Direction:
Give back the entire listing verbatim.

Data provided:

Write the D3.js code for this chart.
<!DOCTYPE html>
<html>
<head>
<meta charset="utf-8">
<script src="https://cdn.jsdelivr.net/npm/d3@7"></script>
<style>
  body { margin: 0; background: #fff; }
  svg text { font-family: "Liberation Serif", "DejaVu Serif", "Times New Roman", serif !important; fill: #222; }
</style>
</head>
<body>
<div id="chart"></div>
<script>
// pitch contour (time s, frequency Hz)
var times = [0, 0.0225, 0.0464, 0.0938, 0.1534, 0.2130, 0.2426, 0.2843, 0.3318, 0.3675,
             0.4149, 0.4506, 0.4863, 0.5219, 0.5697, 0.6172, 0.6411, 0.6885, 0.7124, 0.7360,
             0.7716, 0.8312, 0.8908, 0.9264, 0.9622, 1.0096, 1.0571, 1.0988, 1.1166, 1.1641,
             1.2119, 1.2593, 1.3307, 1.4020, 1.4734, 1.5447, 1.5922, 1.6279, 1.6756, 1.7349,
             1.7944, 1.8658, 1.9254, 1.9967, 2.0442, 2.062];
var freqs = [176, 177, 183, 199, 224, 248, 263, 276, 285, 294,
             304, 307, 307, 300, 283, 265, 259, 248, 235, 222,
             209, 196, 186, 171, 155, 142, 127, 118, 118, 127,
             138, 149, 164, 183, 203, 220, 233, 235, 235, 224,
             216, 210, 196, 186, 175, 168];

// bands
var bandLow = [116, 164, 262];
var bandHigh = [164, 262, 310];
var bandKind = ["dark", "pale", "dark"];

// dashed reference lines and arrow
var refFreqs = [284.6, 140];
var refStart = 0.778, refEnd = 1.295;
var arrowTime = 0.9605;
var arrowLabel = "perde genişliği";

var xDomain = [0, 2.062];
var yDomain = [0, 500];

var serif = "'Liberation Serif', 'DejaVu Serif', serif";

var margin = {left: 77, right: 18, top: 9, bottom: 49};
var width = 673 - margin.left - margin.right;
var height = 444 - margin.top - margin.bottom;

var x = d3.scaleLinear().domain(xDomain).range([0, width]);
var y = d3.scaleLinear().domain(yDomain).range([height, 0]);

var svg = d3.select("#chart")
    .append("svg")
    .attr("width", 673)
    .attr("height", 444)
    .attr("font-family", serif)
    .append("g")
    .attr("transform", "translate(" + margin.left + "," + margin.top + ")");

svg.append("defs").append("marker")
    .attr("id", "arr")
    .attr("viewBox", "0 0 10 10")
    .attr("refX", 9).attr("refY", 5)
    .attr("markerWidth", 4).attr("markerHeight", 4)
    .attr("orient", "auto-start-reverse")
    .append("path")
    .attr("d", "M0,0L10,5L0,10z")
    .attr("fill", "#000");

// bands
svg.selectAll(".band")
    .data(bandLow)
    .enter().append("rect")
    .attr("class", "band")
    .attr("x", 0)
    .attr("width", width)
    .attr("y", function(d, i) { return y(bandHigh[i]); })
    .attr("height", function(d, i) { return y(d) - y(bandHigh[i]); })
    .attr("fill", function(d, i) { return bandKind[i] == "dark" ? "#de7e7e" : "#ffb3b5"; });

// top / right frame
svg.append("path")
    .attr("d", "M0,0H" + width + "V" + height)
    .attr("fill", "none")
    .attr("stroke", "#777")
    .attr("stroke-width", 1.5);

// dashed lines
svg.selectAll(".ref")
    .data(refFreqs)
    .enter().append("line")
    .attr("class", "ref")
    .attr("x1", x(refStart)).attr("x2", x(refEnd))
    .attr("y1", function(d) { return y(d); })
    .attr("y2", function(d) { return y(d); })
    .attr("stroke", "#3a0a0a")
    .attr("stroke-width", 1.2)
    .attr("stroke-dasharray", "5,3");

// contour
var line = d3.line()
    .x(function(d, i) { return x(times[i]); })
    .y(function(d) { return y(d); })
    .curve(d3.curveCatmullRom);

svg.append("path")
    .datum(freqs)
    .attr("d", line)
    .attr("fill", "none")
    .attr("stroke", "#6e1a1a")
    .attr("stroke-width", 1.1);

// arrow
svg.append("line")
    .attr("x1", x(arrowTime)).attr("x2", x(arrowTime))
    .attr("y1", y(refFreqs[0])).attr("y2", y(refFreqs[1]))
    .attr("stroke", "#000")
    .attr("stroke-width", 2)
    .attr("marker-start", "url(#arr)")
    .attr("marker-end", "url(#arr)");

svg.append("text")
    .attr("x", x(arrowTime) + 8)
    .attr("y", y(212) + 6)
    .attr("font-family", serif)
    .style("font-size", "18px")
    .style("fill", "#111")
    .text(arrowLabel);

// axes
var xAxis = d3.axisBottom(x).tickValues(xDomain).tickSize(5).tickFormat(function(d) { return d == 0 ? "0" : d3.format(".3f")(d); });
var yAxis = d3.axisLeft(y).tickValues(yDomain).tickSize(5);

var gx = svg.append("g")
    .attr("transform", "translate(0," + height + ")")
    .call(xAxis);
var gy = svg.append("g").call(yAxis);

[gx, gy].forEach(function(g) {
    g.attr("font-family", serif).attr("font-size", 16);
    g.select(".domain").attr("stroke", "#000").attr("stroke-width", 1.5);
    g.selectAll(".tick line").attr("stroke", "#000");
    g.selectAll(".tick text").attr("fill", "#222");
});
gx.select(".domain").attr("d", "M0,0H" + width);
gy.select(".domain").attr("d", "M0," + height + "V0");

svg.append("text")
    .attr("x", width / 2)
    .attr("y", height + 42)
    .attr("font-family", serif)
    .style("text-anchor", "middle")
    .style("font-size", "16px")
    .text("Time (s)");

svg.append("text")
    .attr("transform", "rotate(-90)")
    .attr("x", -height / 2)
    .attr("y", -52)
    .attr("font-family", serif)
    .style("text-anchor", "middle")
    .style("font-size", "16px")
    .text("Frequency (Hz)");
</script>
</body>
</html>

Reply to the exercise:
Write the D3.js code for this chart.
<!DOCTYPE html>
<html>
<head>
<meta charset="utf-8">
<script src="https://cdn.jsdelivr.net/npm/d3@7"></script>
<style>
  body { margin: 0; background: #fff; }
  svg text { font-family: "Liberation Serif", "DejaVu Serif", "Times New Roman", serif !important; fill: #222; }
</style>
</head>
<body>
<div id="chart"></div>
<script>
// pitch contour (time s, frequency Hz)
var times = [0, 0.0225, 0.0464, 0.0938, 0.1534, 0.2130, 0.2426, 0.2843, 0.3318, 0.3675,
             0.4149, 0.4506, 0.4863, 0.5219, 0.5697, 0.6172, 0.6411, 0.6885, 0.7124, 0.7360,
             0.7716, 0.8312, 0.8908, 0.9264, 0.9622, 1.0096, 1.0571, 1.0988, 1.1166, 1.1641,
             1.2119, 1.2593, 1.3307, 1.4020, 1.4734, 1.5447, 1.5922, 1.6279, 1.6756, 1.7349,
             1.7944, 1.8658, 1.9254, 1.9967, 2.0442, 2.062];
var freqs = [176, 177, 183, 199, 224, 248, 263, 276, 285, 294,
             304, 307, 307, 300, 283, 265, 259, 248, 235, 222,
             209, 196, 186, 171, 155, 142, 127, 118, 118, 127,
             138, 149, 164, 183, 203, 220, 233, 235, 235, 224,
             216, 210, 196, 186, 175, 168];

// bands
var bandLow = [116, 164, 262];
var bandHigh = [164, 262, 310];
var bandKind = ["dark", "pale", "dark"];

// dashed reference lines and arrow
var refFreqs = [284.6, 140];
var refStart = 0.778, refEnd = 1.295;
var arrowTime = 0.9605;
var arrowLabel = "perde genişliği";

var xDomain = [0, 2.062];
var yDomain = [0, 500];

var serif = "'Liberation Serif', 'DejaVu Serif', serif";

var margin = {left: 77, right: 18, top: 9, bottom: 49};
var width = 673 - margin.left - margin.right;
var height = 444 - margin.top - margin.bottom;

var x = d3.scaleLinear().domain(xDomain).range([0, width]);
var y = d3.scaleLinear().domain(yDomain).range([height, 0]);

var svg = d3.select("#chart")
    .append("svg")
    .attr("width", 673)
    .attr("height", 444)
    .attr("font-family", serif)
    .append("g")
    .attr("transform", "translate(" + margin.left + "," + margin.top + ")");

svg.append("defs").append("marker")
    .attr("id", "arr")
    .attr("viewBox", "0 0 10 10")
    .attr("refX", 9).attr("refY", 5)
    .attr("markerWidth", 4).attr("markerHeight", 4)
    .attr("orient", "auto-start-reverse")
    .append("path")
    .attr("d", "M0,0L10,5L0,10z")
    .attr("fill", "#000");

// bands
svg.selectAll(".band")
    .data(bandLow)
    .enter().append("rect")
    .attr("class", "band")
    .attr("x", 0)
    .attr("width", width)
    .attr("y", function(d, i) { return y(bandHigh[i]); })
    .attr("height", function(d, i) { return y(d) - y(bandHigh[i]); })
    .attr("fill", function(d, i) { return bandKind[i] == "dark" ? "#de7e7e" : "#ffb3b5"; });

// top / right frame
svg.append("path")
    .attr("d", "M0,0H" + width + "V" + height)
    .attr("fill", "none")
    .attr("stroke", "#777")
    .attr("stroke-width", 1.5);

// dashed lines
svg.selectAll(".ref")
    .data(refFreqs)
    .enter().append("line")
    .attr("class", "ref")
    .attr("x1", x(refStart)).attr("x2", x(refEnd))
    .attr("y1", function(d) { return y(d); })
    .attr("y2", function(d) { return y(d); })
    .attr("stroke", "#3a0a0a")
    .attr("stroke-width", 1.2)
    .attr("stroke-dasharray", "5,3");

// contour
var line = d3.line()
    .x(function(d, i) { return x(times[i]); })
    .y(function(d) { return y(d); })
    .curve(d3.curveCatmullRom);

svg.append("path")
    .datum(freqs)
    .attr("d", line)
    .attr("fill", "none")
    .attr("stroke", "#6e1a1a")
    .attr("stroke-width", 1.1);

// arrow
svg.append("line")
    .attr("x1", x(arrowTime)).attr("x2", x(arrowTime))
    .attr("y1", y(refFreqs[0])).attr("y2", y(refFreqs[1]))
    .attr("stroke", "#000")
    .attr("stroke-width", 2)
    .attr("marker-start", "url(#arr)")
    .attr("marker-end", "url(#arr)");

svg.append("text")
    .attr("x", x(arrowTime) + 8)
    .attr("y", y(212) + 6)
    .attr("font-family", serif)
    .style("font-size", "18px")
    .style("fill", "#111")
    .text(arrowLabel);

// axes
var xAxis = d3.axisBottom(x).tickValues(xDomain).tickSize(5).tickFormat(function(d) { return d == 0 ? "0" : d3.format(".3f")(d); });
var yAxis = d3.axisLeft(y).tickValues(yDomain).tickSize(5);

var gx = svg.append("g")
    .attr("transform", "translate(0," + height + ")")
    .call(xAxis);
var gy = svg.append("g").call(yAxis);

[gx, gy].forEach(function(g) {
    g.attr("font-family", serif).attr("font-size", 16);
    g.select(".domain").attr("stroke", "#000").attr("stroke-width", 1.5);
    g.selectAll(".tick line").attr("stroke", "#000");
    g.selectAll(".tick text").attr("fill", "#222");
});
gx.select(".domain").attr("d", "M0,0H" + width);
gy.select(".domain").attr("d", "M0," + height + "V0");

svg.append("text")
    .attr("x", width / 2)
    .attr("y", height + 42)
    .attr("font-family", serif)
    .style("text-anchor", "middle")
    .style("font-size", "16px")
    .text("Time (s)");

svg.append("text")
    .attr("transform", "rotate(-90)")
    .attr("x", -height / 2)
    .attr("y", -52)
    .attr("font-family", serif)
    .style("text-anchor", "middle")
    .style("font-size", "16px")
    .text("Frequency (Hz)");
</script>
</body>
</html>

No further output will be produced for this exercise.